Edit: The virtual column implementation in MySQL is supposed to use the index if your WHERE clause uses exactly the same expression as the definition of the virtual column. That is, the following should use the index on the virtual column, since the virtual column is defined AS (JSON_EXTRACT(data,"$.series"))
SELECT * FROM t1
WHERE JSON_EXTRACT(data,"$.series") IN ...
Except I have found by testing this feature that it does NOT work for some reason if the expression is a JSON-extraction function. It works for other types of expressions, just not JSON functions. UPDATE: this reportedly works, finally, in MySQL 5.7.33.

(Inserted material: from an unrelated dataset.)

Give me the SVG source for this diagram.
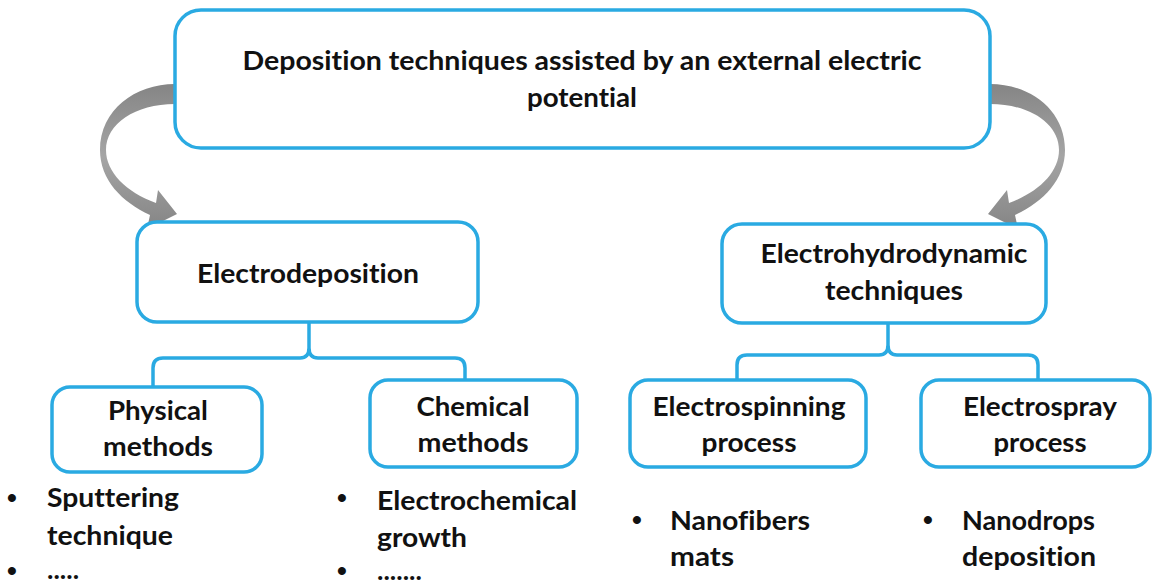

The following from MySQL 5.7 brings sexy back with JSON sounds good to me:
Using the JSON Data Type in MySQL comes with two advantages over
storing JSON strings in a text field:
Data validation. JSON documents will be automatically validated and
invalid documents will produce an error. Improved internal storage
format. The JSON data is converted to a format that allows quick read
access to the data in a structured format. The server is able to
lookup subobjects or nested values by key or index, allowing added
flexibility and performance.
...
Specialised flavours of NoSQL stores
(Document DBs, Key-value stores and Graph DBs) are probably better
options for their specific use cases, but the addition of this
datatype might allow you to reduce complexity of your technology
stack. The price is coupling to MySQL (or compatible) databases. But
that is a non-issue for many users.
Note the language about document validation as it is an important factor. I guess a battery of tests need to be performed for comparisons of the two approaches. Those two being:
Mysql with JSON datatypes
Mysql without
The net has but shallow slideshares as of now on the topic of mysql / json / performance from what I am seeing.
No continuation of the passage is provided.